**What is expected**
The lines from the beginning of the records below through the one holding "return (H - MB - p) / PH" are to be copied exactly; leave the pictures out.

# start of Source data

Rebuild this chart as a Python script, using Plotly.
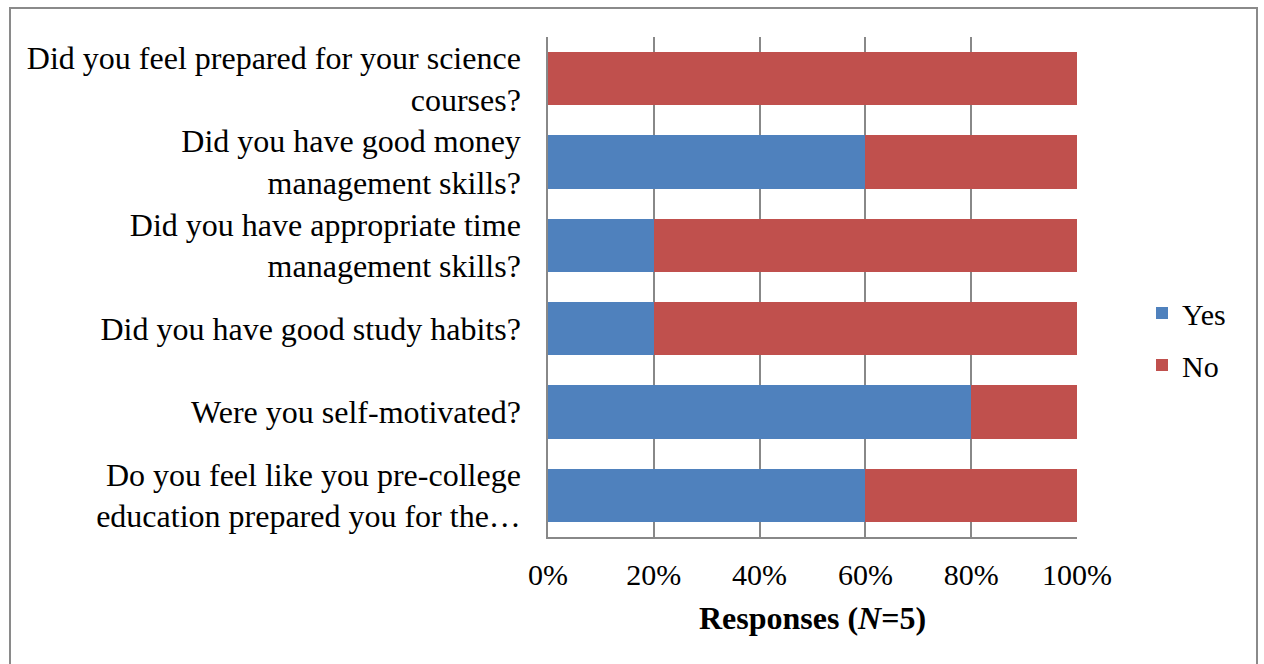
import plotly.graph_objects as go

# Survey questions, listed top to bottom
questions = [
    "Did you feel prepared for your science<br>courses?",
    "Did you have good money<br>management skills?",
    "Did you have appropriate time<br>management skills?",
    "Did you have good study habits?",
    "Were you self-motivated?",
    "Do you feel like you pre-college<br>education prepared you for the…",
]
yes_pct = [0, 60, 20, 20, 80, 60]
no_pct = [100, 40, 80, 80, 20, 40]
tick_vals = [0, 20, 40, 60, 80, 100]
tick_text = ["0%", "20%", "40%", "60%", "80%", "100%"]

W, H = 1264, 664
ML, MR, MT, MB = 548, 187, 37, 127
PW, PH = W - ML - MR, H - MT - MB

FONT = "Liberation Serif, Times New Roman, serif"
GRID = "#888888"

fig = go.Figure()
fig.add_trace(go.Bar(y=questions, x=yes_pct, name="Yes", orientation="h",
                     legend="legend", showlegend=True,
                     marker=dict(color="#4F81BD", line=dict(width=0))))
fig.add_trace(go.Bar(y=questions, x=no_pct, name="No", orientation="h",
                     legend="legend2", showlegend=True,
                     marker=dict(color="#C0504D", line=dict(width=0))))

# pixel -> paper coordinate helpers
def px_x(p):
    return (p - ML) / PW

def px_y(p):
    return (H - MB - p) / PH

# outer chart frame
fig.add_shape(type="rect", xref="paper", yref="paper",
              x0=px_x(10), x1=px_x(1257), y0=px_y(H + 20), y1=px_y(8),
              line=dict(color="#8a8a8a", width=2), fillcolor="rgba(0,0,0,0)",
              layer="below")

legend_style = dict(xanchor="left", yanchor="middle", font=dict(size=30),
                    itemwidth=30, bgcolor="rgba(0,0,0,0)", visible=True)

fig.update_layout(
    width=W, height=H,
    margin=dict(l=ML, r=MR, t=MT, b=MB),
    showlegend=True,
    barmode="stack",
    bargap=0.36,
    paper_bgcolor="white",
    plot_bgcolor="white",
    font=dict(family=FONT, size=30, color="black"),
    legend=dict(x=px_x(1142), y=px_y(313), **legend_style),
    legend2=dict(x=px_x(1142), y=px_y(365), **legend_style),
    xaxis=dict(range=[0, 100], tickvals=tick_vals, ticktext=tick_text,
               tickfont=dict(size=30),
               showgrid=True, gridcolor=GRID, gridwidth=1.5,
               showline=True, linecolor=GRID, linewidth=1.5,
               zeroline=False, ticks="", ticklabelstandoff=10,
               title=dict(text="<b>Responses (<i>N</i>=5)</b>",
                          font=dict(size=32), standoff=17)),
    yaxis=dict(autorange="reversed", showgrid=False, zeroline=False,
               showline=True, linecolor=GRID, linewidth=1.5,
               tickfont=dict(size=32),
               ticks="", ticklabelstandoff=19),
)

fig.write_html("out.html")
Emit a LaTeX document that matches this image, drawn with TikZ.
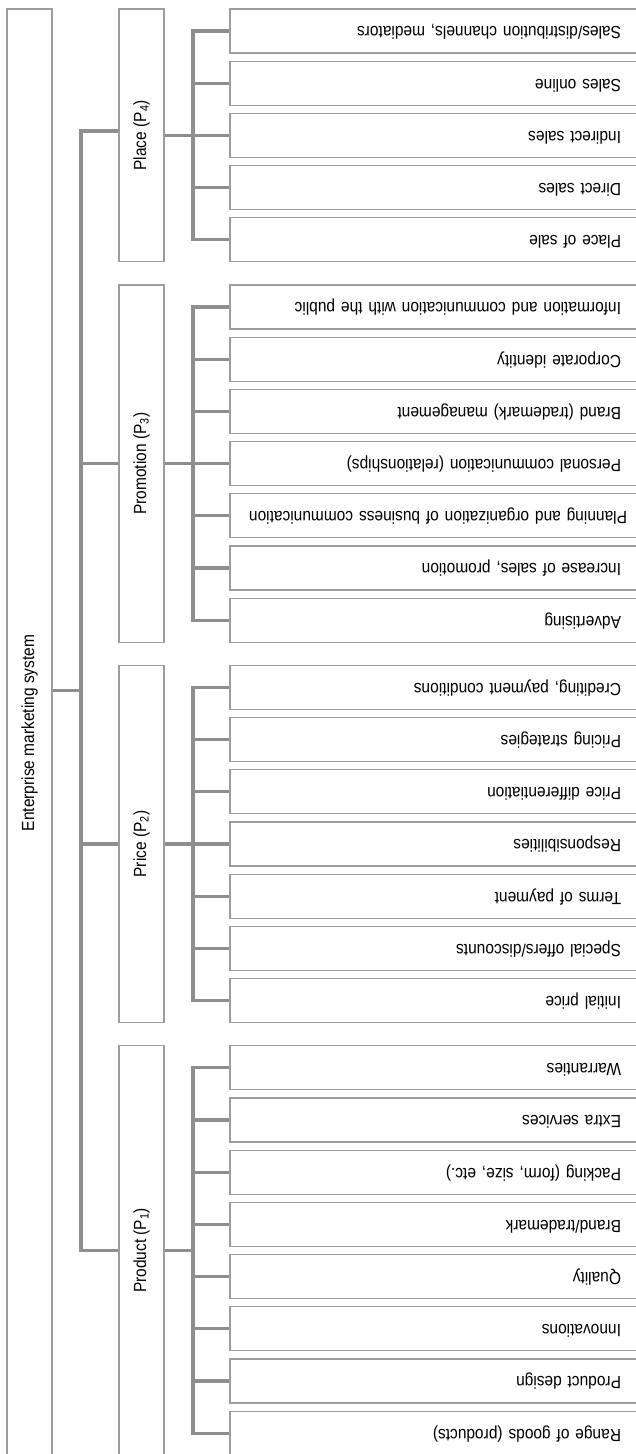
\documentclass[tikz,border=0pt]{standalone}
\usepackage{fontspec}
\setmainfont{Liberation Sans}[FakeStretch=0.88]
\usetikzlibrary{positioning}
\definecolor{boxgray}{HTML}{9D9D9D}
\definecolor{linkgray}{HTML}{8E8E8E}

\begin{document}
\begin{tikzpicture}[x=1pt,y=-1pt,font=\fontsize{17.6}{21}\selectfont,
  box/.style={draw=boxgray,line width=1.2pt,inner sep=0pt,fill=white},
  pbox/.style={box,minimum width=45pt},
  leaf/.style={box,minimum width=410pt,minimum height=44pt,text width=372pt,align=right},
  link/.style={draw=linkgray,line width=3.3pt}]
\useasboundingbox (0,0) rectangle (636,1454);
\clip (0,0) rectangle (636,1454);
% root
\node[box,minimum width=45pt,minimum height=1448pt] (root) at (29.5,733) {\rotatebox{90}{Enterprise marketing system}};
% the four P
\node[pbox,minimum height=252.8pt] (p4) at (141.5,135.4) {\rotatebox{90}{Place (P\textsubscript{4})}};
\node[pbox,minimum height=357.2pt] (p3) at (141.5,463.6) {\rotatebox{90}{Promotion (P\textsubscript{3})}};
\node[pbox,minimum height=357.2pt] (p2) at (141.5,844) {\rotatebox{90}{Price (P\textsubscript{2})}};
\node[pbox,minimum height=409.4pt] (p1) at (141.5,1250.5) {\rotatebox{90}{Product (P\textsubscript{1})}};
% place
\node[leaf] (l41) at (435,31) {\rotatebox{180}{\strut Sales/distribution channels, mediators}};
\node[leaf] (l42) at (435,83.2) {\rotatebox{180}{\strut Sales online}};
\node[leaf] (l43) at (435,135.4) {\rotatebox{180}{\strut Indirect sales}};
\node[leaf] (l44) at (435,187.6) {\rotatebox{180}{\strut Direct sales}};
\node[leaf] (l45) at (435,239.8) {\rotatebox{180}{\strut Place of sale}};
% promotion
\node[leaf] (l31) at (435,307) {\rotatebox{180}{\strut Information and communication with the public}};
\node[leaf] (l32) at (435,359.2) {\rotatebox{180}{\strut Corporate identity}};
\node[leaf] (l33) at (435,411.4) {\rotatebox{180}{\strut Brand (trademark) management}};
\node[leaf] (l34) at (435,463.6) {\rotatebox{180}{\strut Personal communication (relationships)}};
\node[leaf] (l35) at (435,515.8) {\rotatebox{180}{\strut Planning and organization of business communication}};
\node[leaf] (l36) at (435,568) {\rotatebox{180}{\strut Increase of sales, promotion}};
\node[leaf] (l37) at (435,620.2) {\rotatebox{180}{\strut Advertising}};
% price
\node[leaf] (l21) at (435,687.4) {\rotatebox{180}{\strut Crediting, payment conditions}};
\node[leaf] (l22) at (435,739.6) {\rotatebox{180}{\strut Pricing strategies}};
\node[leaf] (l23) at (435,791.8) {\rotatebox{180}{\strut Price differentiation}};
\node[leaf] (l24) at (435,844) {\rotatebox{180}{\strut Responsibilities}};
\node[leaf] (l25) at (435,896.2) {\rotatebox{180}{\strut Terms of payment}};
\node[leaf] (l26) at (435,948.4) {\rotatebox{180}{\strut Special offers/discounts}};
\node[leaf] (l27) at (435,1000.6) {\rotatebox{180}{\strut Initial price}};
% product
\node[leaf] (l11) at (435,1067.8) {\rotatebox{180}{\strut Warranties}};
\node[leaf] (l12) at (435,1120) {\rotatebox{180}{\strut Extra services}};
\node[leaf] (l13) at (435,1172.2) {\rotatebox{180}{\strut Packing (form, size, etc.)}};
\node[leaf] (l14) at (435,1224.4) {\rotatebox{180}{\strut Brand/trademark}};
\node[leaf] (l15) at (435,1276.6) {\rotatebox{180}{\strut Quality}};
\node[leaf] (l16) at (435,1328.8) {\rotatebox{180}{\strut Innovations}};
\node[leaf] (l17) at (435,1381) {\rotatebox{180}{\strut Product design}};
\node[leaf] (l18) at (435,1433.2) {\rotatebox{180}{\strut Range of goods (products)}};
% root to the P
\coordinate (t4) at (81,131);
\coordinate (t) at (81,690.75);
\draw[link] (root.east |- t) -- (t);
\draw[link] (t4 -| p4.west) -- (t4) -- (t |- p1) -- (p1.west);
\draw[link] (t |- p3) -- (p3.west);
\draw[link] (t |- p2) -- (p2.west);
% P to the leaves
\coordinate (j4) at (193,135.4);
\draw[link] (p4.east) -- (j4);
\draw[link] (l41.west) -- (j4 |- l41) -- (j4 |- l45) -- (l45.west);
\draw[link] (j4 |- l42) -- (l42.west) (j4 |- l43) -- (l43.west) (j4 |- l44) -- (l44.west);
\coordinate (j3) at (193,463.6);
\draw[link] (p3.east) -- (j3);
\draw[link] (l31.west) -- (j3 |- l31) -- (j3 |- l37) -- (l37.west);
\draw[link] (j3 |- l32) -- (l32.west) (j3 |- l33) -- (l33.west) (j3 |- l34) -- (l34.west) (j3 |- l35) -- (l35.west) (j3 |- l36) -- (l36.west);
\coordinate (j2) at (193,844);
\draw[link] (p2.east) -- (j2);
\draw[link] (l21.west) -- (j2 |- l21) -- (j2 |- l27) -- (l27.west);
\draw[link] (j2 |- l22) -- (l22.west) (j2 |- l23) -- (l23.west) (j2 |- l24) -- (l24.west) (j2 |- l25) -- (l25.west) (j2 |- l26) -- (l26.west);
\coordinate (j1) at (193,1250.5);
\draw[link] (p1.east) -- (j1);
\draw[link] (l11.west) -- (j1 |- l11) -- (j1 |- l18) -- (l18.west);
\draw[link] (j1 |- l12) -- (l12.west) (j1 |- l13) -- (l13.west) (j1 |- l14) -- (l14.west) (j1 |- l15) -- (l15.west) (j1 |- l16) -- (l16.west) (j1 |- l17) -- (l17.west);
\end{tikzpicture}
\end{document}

# end of Source data

**Written response**
Rebuild this chart as a Python script, using Plotly.
import plotly.graph_objects as go

# Survey questions, listed top to bottom
questions = [
    "Did you feel prepared for your science<br>courses?",
    "Did you have good money<br>management skills?",
    "Did you have appropriate time<br>management skills?",
    "Did you have good study habits?",
    "Were you self-motivated?",
    "Do you feel like you pre-college<br>education prepared you for the…",
]
yes_pct = [0, 60, 20, 20, 80, 60]
no_pct = [100, 40, 80, 80, 20, 40]
tick_vals = [0, 20, 40, 60, 80, 100]
tick_text = ["0%", "20%", "40%", "60%", "80%", "100%"]

W, H = 1264, 664
ML, MR, MT, MB = 548, 187, 37, 127
PW, PH = W - ML - MR, H - MT - MB

FONT = "Liberation Serif, Times New Roman, serif"
GRID = "#888888"

fig = go.Figure()
fig.add_trace(go.Bar(y=questions, x=yes_pct, name="Yes", orientation="h",
                     legend="legend", showlegend=True,
                     marker=dict(color="#4F81BD", line=dict(width=0))))
fig.add_trace(go.Bar(y=questions, x=no_pct, name="No", orientation="h",
                     legend="legend2", showlegend=True,
                     marker=dict(color="#C0504D", line=dict(width=0))))

# pixel -> paper coordinate helpers
def px_x(p):
    return (p - ML) / PW

def px_y(p):
    return (H - MB - p) / PH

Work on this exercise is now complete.